D’énormes cratères d’obus remplis d’eau stagnante, mesurant pour certains six mètres de diamètre, baillaient par dizaines là où, quelques semaines auparavant, s’étiraient encore de plaisantes prairies. D’innombrables trous plus petits, les traces d’obus de 75, marquaient à ce point les pâturages qu’ils ressemblaient aux vagues d’une mer agitée.
LES DÉCHETS ET LES RUINES DE LA GUERRE
Partout autour de moi gisaient les déchets et les ruines de la guerre : des piles de munitions laissées par les Boches qui battaient en retraite, chaque obus dans son panier en rotin ; des « ratés » encore à moitié enfouis, tels qu’ils étaient tombés durant les jours de la guerre ; des masques à gaz jetés, des casques habilement camouflés pour les tireurs embusqués, des fusils, des musettes, et même des bottes en cuir laissés ici et là à pourrir dans des trous gorgés d’eau.

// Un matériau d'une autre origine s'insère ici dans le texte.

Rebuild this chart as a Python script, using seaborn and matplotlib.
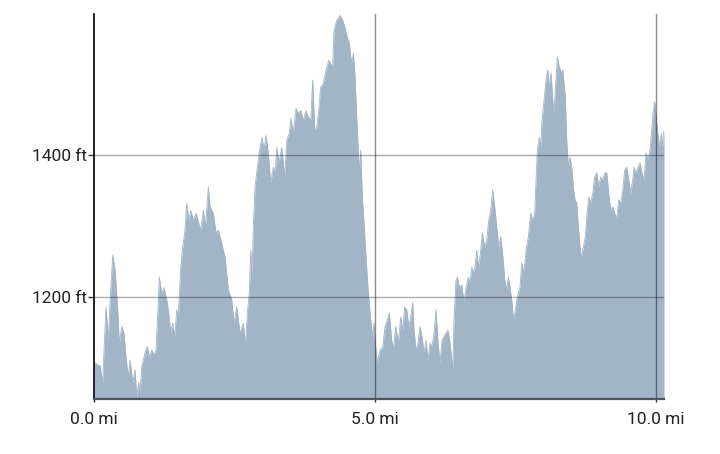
import matplotlib
matplotlib.use("Agg")
import matplotlib.pyplot as plt
import seaborn as sns
import pandas as pd

distance_mi = [
    0.000, 0.018, 0.048, 0.107, 0.155, 0.178, 0.214, 0.254, 0.285, 0.333, 0.374, 0.415, 0.450,
    0.493, 0.534, 0.569, 0.610, 0.641, 0.689, 0.730, 0.760, 0.795, 0.819, 0.849, 0.877, 0.907,
    0.948, 0.984, 1.027, 1.068, 1.103, 1.144, 1.162, 1.205, 1.246, 1.294, 1.329, 1.365, 1.400,
    1.436, 1.472, 1.500, 1.543, 1.578, 1.619, 1.649, 1.685, 1.721, 1.767, 1.815, 1.863, 1.897,
    1.945, 1.980, 2.016, 2.034, 2.064, 2.123, 2.171, 2.212, 2.272, 2.331, 2.390, 2.450, 2.491,
    2.539, 2.598, 2.657, 2.692, 2.728, 2.763, 2.788, 2.811, 2.835, 2.865, 2.906, 2.954, 2.989,
    3.025, 3.060, 3.101, 3.144, 3.190, 3.226, 3.251, 3.292, 3.340, 3.393, 3.429, 3.475, 3.505,
    3.546, 3.594, 3.635, 3.678, 3.724, 3.772, 3.813, 3.856, 3.891, 3.927, 3.963, 3.998, 4.034,
    4.080, 4.128, 4.176, 4.247, 4.270, 4.319, 4.377, 4.425, 4.466, 4.507, 4.543, 4.568, 4.591,
    4.614, 4.644, 4.674, 4.703, 4.721, 4.746, 4.774, 4.804, 4.840, 4.881, 4.923, 4.959, 4.982,
    5.005, 5.041, 5.089, 5.137, 5.178, 5.219, 5.254, 5.297, 5.326, 5.368, 5.415, 5.457, 5.493,
    5.528, 5.564, 5.600, 5.635, 5.671, 5.694, 5.730, 5.765, 5.801, 5.836, 5.872, 5.907, 5.943,
    5.979, 6.014, 6.050, 6.085, 6.121, 6.157, 6.192, 6.228, 6.263, 6.299, 6.335, 6.383, 6.406,
    6.441, 6.464, 6.500, 6.543, 6.584, 6.619, 6.660, 6.690, 6.721, 6.749, 6.779, 6.810, 6.838,
    6.868, 6.909, 6.952, 6.988, 7.023, 7.059, 7.094, 7.130, 7.165, 7.201, 7.237, 7.272, 7.308,
    7.343, 7.372, 7.402, 7.438, 7.461, 7.496, 7.532, 7.580, 7.610, 7.651, 7.687, 7.728, 7.770,
    7.806, 7.842, 7.865, 7.888, 7.924, 7.948, 7.972, 8.007, 8.043, 8.073, 8.101, 8.132, 8.162,
    8.185, 8.215, 8.244, 8.279, 8.315, 8.340, 8.363, 8.386, 8.411, 8.440, 8.470, 8.500, 8.528,
    8.559, 8.589, 8.617, 8.648, 8.671, 8.706, 8.742, 8.778, 8.802, 8.838, 8.874, 8.909, 8.945,
    8.980, 9.016, 9.052, 9.087, 9.123, 9.158, 9.194, 9.230, 9.265, 9.301, 9.336, 9.372, 9.408,
    9.443, 9.479, 9.514, 9.550, 9.585, 9.609, 9.644, 9.680, 9.715, 9.751, 9.786, 9.822, 9.858,
    9.893, 9.923, 9.952, 9.977, 10.012, 10.041, 10.071, 10.094, 10.119, 10.142,
]

elevation_ft = [
    1100, 1107, 1105, 1103, 1079, 1125, 1186, 1139, 1192, 1259, 1238, 1192, 1135,
    1158, 1149, 1115, 1087, 1111, 1079, 1097, 1059, 1079, 1065, 1101, 1111, 1121,
    1130, 1115, 1125, 1118, 1125, 1192, 1228, 1205, 1213, 1196, 1177, 1149, 1163,
    1144, 1182, 1172, 1242, 1270, 1294, 1332, 1308, 1322, 1308, 1318, 1304, 1294,
    1322, 1299, 1334, 1355, 1327, 1318, 1290, 1294, 1276, 1256, 1210, 1196, 1163,
    1186, 1149, 1163, 1130, 1177, 1205, 1266, 1228, 1299, 1355, 1383, 1411, 1425,
    1407, 1428, 1403, 1361, 1383, 1375, 1411, 1389, 1411, 1369, 1421, 1431, 1452,
    1431, 1466, 1459, 1463, 1449, 1463, 1454, 1449, 1506, 1435, 1439, 1463, 1496,
    1501, 1520, 1534, 1524, 1576, 1590, 1597, 1590, 1580, 1566, 1558, 1538, 1530,
    1544, 1510, 1454, 1407, 1375, 1407, 1341, 1304, 1256, 1205, 1168, 1144, 1163,
    1135, 1107, 1125, 1130, 1158, 1168, 1177, 1139, 1125, 1158, 1135, 1172, 1153,
    1186, 1182, 1158, 1172, 1192, 1153, 1125, 1135, 1158, 1144, 1121, 1139, 1111,
    1135, 1130, 1149, 1182, 1135, 1107, 1139, 1144, 1149, 1153, 1135, 1097, 1168,
    1224, 1228, 1214, 1217, 1192, 1214, 1228, 1220, 1242, 1234, 1242, 1266, 1242,
    1256, 1290, 1270, 1280, 1308, 1322, 1351, 1327, 1299, 1270, 1285, 1259, 1224,
    1210, 1228, 1214, 1192, 1168, 1182, 1200, 1214, 1248, 1234, 1266, 1285, 1318,
    1308, 1318, 1365, 1407, 1425, 1411, 1449, 1477, 1506, 1520, 1496, 1516, 1477,
    1459, 1501, 1538, 1524, 1516, 1520, 1501, 1482, 1421, 1383, 1397, 1383, 1355,
    1337, 1332, 1299, 1270, 1255, 1270, 1285, 1322, 1341, 1332, 1346, 1369, 1375,
    1355, 1369, 1365, 1375, 1375, 1346, 1322, 1327, 1318, 1311, 1337, 1332, 1351,
    1379, 1383, 1365, 1346, 1365, 1383, 1375, 1383, 1389, 1375, 1365, 1403, 1393,
    1407, 1435, 1463, 1475, 1445, 1425, 1411, 1431, 1411, 1435,
]

x_ticks = [0, 5, 10]
x_tick_labels = ["0.0 mi", "5.0 mi", "10.0 mi"]
y_ticks = [1200, 1400]
y_tick_labels = ["1200 ft", "1400 ft"]

df = pd.DataFrame({"distance": distance_mi, "elevation": elevation_ft})

sns.set_theme(style="white")
plt.rcParams["font.family"] = ["Roboto", "DejaVu Sans"]

fill_color = "#a2b5c7"
fig = plt.figure(figsize=(7.2, 4.54), dpi=100)
ax = fig.add_axes([94 / 720, 1 - 399 / 454, (664 - 94) / 720, (399 - 14) / 454])

y_min, y_max = 1056, 1599
sns.lineplot(data=df, x="distance", y="elevation", ax=ax, color=fill_color, linewidth=0.6)
ax.fill_between(df["distance"], df["elevation"], y_min, color=fill_color, linewidth=0)

ax.set_xlim(0, max(distance_mi))
ax.set_ylim(y_min, y_max)
ax.set_xlabel("")
ax.set_ylabel("")

ax.set_xticks(x_ticks)
ax.set_xticklabels(x_tick_labels)
ax.set_yticks(y_ticks)
ax.set_yticklabels(y_tick_labels)

for t in y_ticks:
    ax.axhline(t, color="#000000", alpha=0.33, linewidth=1.0, zorder=5)
for t in x_ticks[1:]:
    ax.axvline(t, color="#000000", alpha=0.45, linewidth=1.0, zorder=5)

for side in ["top", "right"]:
    ax.spines[side].set_visible(False)
ax.spines["left"].set_color("#000000")
ax.spines["left"].set_linewidth(1.2)
ax.spines["left"].set_zorder(6)
ax.spines["bottom"].set_color("#4a5560")
ax.spines["bottom"].set_linewidth(1.6)
ax.spines["bottom"].set_zorder(6)

ax.tick_params(axis="both", which="both", width=1, color="#333333",
               labelsize=12.5, labelcolor="#222222", bottom=True, left=True)
ax.tick_params(axis="x", length=2.5, pad=6.8)
ax.tick_params(axis="y", length=4.3, pad=1.0)

fig.savefig("out.png", dpi=100)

Des arbres déracinés s’étalaient là où les avaient projetés des explosifs, tandis que quelques souches imposantes parvenaient encore à dresser leurs corps fêlés au-dessus du niveau des ruines qui les entouraient.
À travers la plaine, filait approximativement du nord au sud, juste à l’est de la petite rivière de La Thinte, une ligne de minuscules trous creusés à la pelle et au couvercle de gamelle, qui marquait la limite atteinte par nos troupes lorsque les tirs avaient cessé le jour de l’Armistice.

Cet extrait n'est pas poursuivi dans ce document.